Я ему о подарке, а он мне: «А у меня подарок для Красной армии. Только очень тяжелый». Посидели, он ушел, я еще раз убедился — за ним никого. Беру сверток и хочу ехать на метро. Тяжелый! Вдруг кто толкнет. Хватаю такси, доставляю сверток в консульство…
— Не томите. Что же там было?
— Совершенно секретный взрыватель. С запасными деталями, лампами… Он потом спас столько жизней наших солдат. А я получил за операцию страшный нагоняй.
— Это почему же?
— Мой начальник Квасников был озадачен: как Джулиус такую вещь мог вынести? Ведь они все на учете. Задержали бы — и коней. Риск страшный. На очередной встрече я ему попенял, посетовал. А он мне: «Александр, друг, я учел все. Выносил под Рождество. Нет такого американца, чтоб этот праздник не отмечал: у всех заботы, как лучше отметить. Так что я тут все продумал. И знаешь, я так ненавижу фашизм. Проклятый Гитлер привязался насмерть к вам, славянам, и к нам, евреям, — за что? И я хочу помочь. Рисковал, вынося эту штуковину, но в десятки раз меньше, чем красноармеец, идущий в атаку.
— Александр Семенович, мне неловко, вы, я вижу, и без того волнуетесь, а я все равно с этим вопросом. Но ведь суд обвинял Розенберга в атомном шпионаже?
— К атомным делам Джулиус отношения не имел.
— Хорошо, но ведь именно брат Этель Розенберг — Дэвил Грингласс передал секретные чертежи из Лос-Аламоса, где американцы делали свою атомную бомбу. С этим вы согласны?
— С чем тут соглашаться? Это был случайный эпизод. Грингласс передал два рисунка — без указания размеров — частей линзы, которые он, как токарь, вытачивал на станке. Американские эксперты-атомщики оценили потом на суде эти чертежики так — «никчемные».

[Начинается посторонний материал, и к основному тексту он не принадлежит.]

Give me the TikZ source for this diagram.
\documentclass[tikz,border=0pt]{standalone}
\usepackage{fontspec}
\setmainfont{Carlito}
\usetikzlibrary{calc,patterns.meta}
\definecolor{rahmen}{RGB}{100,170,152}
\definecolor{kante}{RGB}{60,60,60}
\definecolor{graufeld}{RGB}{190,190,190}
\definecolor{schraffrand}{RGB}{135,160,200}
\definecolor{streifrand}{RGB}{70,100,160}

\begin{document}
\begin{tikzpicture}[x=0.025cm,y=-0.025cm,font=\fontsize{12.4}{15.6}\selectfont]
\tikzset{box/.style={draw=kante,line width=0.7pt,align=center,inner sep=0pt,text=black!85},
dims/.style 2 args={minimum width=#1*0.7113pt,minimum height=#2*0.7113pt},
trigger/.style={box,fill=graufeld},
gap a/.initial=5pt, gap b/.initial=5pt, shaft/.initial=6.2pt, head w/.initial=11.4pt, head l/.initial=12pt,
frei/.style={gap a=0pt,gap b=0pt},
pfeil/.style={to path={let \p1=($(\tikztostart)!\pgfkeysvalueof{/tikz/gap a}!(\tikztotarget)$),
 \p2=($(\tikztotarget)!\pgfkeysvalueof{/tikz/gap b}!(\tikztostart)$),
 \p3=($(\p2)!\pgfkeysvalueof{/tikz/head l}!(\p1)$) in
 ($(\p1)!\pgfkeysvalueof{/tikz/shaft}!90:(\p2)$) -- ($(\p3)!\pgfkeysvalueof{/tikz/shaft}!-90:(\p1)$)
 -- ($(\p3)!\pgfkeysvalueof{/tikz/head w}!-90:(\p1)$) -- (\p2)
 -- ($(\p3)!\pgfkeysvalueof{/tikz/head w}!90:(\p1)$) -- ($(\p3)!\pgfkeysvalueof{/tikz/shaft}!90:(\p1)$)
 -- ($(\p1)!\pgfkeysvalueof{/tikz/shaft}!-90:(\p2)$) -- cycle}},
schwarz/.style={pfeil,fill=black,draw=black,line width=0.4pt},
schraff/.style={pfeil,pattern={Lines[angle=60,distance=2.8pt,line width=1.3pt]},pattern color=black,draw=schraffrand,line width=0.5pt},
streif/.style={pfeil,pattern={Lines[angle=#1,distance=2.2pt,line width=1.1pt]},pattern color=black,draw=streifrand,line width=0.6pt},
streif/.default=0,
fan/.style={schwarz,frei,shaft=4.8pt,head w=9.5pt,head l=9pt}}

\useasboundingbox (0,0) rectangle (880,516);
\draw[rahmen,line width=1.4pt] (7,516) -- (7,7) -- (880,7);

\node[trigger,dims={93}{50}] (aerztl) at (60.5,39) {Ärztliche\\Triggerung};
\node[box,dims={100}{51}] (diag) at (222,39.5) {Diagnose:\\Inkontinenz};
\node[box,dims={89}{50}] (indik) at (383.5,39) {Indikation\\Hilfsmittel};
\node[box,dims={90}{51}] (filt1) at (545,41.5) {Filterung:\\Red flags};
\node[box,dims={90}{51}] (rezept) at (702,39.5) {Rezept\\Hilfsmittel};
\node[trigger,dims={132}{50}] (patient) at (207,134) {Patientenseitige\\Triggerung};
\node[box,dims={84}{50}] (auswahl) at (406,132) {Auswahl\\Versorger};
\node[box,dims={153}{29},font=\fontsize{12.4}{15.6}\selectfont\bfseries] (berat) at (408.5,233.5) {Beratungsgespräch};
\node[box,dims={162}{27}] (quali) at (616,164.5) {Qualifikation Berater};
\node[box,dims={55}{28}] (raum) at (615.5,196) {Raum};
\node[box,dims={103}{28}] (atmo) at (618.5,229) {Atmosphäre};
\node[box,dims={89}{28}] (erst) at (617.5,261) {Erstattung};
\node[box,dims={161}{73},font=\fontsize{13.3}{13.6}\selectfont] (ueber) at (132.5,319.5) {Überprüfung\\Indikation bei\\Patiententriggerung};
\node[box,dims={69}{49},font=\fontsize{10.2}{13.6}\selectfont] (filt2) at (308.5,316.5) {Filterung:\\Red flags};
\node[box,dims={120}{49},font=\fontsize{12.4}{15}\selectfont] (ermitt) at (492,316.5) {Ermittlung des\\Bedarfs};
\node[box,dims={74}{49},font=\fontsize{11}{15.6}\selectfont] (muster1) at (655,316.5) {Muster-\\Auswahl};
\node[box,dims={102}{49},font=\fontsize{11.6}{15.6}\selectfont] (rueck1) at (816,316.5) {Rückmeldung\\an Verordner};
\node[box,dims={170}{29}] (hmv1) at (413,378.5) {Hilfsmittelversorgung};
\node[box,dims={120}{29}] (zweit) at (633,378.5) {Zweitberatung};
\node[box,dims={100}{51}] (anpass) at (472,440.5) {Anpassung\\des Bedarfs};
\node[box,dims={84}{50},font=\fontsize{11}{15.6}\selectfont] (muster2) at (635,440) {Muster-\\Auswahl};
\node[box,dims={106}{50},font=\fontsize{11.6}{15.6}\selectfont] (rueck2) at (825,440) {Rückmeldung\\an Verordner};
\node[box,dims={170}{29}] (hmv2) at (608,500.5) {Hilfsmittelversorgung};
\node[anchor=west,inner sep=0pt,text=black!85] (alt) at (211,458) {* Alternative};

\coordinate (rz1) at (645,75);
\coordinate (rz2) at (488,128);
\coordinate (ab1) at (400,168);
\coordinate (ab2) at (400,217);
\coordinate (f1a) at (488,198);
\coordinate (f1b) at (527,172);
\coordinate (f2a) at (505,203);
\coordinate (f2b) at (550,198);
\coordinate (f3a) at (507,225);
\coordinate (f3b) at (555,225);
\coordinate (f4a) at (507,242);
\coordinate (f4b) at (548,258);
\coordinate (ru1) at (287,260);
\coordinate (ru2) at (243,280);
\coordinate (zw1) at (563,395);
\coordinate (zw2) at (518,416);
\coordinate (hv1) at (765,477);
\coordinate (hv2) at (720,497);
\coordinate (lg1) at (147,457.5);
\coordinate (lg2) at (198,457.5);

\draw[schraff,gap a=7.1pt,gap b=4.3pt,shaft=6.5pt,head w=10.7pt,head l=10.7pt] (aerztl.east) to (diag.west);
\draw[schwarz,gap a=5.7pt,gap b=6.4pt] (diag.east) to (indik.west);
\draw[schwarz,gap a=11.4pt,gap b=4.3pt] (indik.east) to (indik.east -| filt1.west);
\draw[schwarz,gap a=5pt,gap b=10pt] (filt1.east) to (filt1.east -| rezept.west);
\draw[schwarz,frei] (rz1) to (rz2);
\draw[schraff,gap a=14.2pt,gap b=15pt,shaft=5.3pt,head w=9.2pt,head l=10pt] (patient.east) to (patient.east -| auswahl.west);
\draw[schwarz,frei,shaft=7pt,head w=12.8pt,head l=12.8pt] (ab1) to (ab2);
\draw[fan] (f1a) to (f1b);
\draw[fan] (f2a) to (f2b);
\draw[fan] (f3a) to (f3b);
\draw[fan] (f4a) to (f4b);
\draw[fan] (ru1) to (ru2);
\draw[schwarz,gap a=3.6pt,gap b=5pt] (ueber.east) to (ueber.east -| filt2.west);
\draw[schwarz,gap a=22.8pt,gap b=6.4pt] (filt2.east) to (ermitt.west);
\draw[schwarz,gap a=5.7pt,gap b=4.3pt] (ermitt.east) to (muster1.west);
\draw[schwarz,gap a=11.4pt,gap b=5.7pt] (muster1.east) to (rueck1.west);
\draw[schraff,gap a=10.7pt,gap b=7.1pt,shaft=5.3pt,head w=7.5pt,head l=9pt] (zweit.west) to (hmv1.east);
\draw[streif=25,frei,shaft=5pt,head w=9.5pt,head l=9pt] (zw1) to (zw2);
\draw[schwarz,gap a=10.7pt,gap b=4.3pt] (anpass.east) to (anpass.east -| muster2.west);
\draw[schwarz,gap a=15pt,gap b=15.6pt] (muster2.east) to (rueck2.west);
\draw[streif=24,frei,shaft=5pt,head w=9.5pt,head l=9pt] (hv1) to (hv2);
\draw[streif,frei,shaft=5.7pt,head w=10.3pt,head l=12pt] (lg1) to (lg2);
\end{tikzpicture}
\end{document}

— А как все же вышли на Грингласса?
— Его жена Руфь сообщила Розенбергу, что ее муж призван в армию и служит в каком-то секретном городке. В ноябре 1944-го она поедет к нему на годовщину свадьбы. Джулиус попросил выяснить, что это за объект и что на нем делают. О том, что это атомный проект, Розенберг и не подозревал. Руфь передала просьбу Дэвиду. Потом, возвратившись в Нью-Йорк, Руфь рассказала Джулиусу, что муж приедет домой в отпуск в январе. Тогда-то Грингласс и передал мне эти рисунки.